Now, the United States of America isn’t the best country in the world; not by a long shot. But it is the image the media-industry keeps on selling to the world. 

So, of course, small time moviemakers wish to highlight the cracks in this image. One of those movies is Cheaters (2000).

Cheaters is a great movie because it shows what eons of movie-industry-cultural-economy had told the rest of the world before: In the United States, if you are good at sports you get a free ride to college. If you are bookwise then you have a problem. Or, if you look at it another way, if you are rich, life is easy, if you are poor, life will only get harder.

The examples are numerous in the movies that came before Cheaters; In A Wonderful life (1946) the main character got his college break by being great at football. The same goes for Forrest Gump (1994). The whole plot of Mr. Destiny (1995) hinges on the fact that the main character didn’t make it in sports. The USA loves sports and loves winners. And not just any winners, but Mohammed Ali ‘one guy takes all’ winners.

But anybody with half a mind knows that a sole reliance on continues winners is a bad idea. Everybody fails once in a while. So why not showcase the underdog and, whilst you are at it, highlight what is wrong with, in the case of Cheaters, the United States educational system.

Cheaters

A low-end public-school tries its hand at the prestigious academic decathlon cup. A contest which has been consistently won by the same school for ten years running. Then, by chance, they happen upon the questions for the final round of the competition. Will they cheat? Of course they will! It’s the only way they can, finally, escape mediocrity in an society fixated on elitism.

Cheaters is a pretty straightforward story. Just reading the title alone will give a pretty good vibe about
how the movie is going to play out: some kids cheat, the truth comes out, they deny it, they come clean.

But there is far more to this story than just that. Because Cheaters is all about equality. The (cultural economy) image the United States sells to the world and its own residents of ‘all men are created equal’ is proven wrong in this movie. The kids at this particular high-school don’t get an equal chance to win the main prize than that other school who keeps on winning the same cup year after year (and even houses the competition committee). So they cheat to, for once, feel like winners.

It’s not ‘levelling the playing field’ but rather creating a precedent for others to aspire to (even though this social-aspect is furthest from the minds of the characters, they just want to win ‘for once’).

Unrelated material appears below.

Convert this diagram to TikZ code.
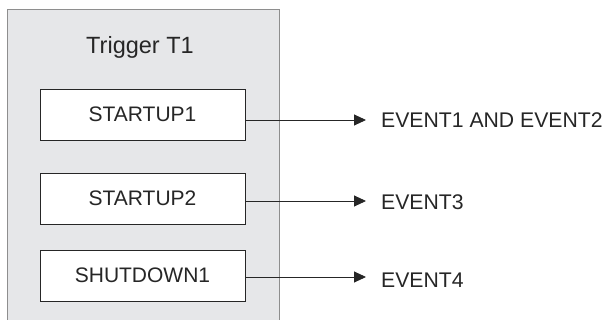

It is this sense of cultural and/or economical inequality that runs like a red thread throughout this movie. This is the motivation for their cheating. But, as any good movie should, this pure, understandable motivation becomes muddled by layers as the teens keep on denying their cheating and defying (quite brutally) those who want to know the truth of the matter.

When a story is simple the writing should be great. After all, there is no need for extensive elaborate exposition. The audience knows what’s going on and they want to see what happens next. Insert some great lines. Cheaters is mild when it comes to great lines. There are some gems, but, overall, the movie shows what the audience needs to see to get the gist.

Sure, there’s Jeff Daniel’s Dr. Gerard Plecki who is furious are the (United States) system as it killed his immigrant father for believing in the ‘American dream’. But these scenes hardly bring any firework to the table. The audience understands the character better, absolutely, but it doesn’t  make the main story better.

Instead it is the willingness of the students to cheat that speaks volumes. The audience never learns why all of them cheat (we get some insights here and there, but never much) and this is refreshing. The audience gets to fill in the blanks based on almost a hundred years of United States cultural economy.

The acting supports this notion. Each and every teen in this movie knows their own backstory. We –the audience- don’t get to see it but they know and act accordingly. Some of the teenagers who were nice before become vile, whilst others become more understandable. As the audience already reasoned how the whole movie was going to play out from the get-go it layers the performances.

In the end Cheaters is a full-out attack on the American educational system and its strange preoccupancy of focussing on ’winners’ over actually teaching kids. Since this movie came out in the year 2000 nothing really changed. But, who knows, maybe with a cheat here-and-there things will come around.